Covering a similar timescale, Sherwood takes a general overview on what changed when the alchemical worldview was surpassed by that of the ‘new science’, to which it had contributed lessons in laboratory technique, but with which it otherwise shared little:

The medieval philosopher could visualize the whole cosmos with the vast empyrean heaven enclosing the concentric spheres of the planets which, in their turn, governed all the changes of the world. He saw these changes as operated by God’s will, doing God’s purpose. He saw the world as begun by God and by Him to be ended. The new science left out all this, and consequently it seemed to the philosophical and religious thinkers to be lacking in interest or at least to be insufficient. It revealed a number of instances of law and order, no doubt. But was a man to renounce this wonderful vision of a world impelled by God for God’s purpose in order to trifle with the measuring of pendulums and the weighing of air?

Needless to say, I’m very much pro-science and don’t ‘believe’ in Alchemy in any literal sense. But I’m also interested in the notion of connectedness, and how these older ideas can prompt us to think about the world differently. I find some of our older knowledge systems fascinating precisely because of their easy links between what we’d call the arts, sciences and spirituality, and the willingness – audacity even – to build them into a big beautiful picture.

Sherwood’s book was first published in 1952, and is in itself an interesting period piece. Alchemists claimed their secrecy around the supposed ‘Philosopher’s Stone’ was to prevent it falling into the wrong hands and being used for evil.
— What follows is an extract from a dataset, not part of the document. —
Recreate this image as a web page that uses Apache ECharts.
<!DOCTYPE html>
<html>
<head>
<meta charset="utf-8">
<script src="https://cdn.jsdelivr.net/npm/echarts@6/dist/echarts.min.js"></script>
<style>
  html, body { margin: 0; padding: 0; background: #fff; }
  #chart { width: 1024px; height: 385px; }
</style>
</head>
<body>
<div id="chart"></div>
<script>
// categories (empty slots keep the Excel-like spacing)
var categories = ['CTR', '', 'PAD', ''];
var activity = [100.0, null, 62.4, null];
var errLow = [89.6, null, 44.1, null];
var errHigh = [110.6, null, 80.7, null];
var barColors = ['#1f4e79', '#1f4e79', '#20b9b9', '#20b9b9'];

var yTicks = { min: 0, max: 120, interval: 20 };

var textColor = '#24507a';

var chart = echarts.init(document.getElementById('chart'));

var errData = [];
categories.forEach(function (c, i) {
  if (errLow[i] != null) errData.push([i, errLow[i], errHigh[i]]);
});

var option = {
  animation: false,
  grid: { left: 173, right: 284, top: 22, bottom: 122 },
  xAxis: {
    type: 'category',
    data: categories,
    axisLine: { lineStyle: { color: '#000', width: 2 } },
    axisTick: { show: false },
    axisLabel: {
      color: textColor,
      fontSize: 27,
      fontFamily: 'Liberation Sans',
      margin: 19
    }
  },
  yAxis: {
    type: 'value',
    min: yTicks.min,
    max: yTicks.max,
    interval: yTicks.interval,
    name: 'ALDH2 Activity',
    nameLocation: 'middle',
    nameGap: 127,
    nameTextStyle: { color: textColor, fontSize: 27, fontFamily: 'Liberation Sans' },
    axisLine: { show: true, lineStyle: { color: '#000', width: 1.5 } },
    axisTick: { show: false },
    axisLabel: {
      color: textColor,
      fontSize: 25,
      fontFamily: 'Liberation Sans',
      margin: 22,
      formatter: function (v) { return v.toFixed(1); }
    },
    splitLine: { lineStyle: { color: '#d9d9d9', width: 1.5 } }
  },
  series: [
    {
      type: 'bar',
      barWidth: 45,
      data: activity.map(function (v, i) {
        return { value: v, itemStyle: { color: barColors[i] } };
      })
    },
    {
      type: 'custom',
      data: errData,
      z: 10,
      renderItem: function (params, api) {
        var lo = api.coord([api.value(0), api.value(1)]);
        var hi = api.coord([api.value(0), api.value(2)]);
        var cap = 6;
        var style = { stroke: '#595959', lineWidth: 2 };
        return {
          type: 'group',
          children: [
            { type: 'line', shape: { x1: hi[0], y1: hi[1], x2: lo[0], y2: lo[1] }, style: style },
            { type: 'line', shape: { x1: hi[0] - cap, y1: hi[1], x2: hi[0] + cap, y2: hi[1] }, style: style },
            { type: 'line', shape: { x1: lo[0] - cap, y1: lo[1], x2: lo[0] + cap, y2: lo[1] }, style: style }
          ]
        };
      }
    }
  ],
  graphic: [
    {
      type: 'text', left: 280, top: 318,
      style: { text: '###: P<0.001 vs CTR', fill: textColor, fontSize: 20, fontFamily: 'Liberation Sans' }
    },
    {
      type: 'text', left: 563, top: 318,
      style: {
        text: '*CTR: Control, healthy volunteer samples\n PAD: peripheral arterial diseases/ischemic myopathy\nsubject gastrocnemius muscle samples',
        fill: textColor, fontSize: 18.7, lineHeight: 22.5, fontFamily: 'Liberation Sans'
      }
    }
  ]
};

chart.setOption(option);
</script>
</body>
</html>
Sherwood compares this ironically to the very real ‘transmutation’ of metals achieved through the nuclear fission of Uranium in atomic weapons.

But atomic anxiety aside, at the very end of the book he strikes a strangely upbeat note: ‘we shall not return to the alchemists, but doubtless the pendulum, which has swung from the spiritual view of things to the material one, will swing back’. He could not have imagined the extent of our current environmental crises, in which a better understanding of our materials and how they fit in the scheme of a finite planet would be so direly needed.

For a fictional exploration of alchemical ideas that was also set during the Cold War, I heartily recommend Lindsay Clarke’s novel The Chymical Wedding.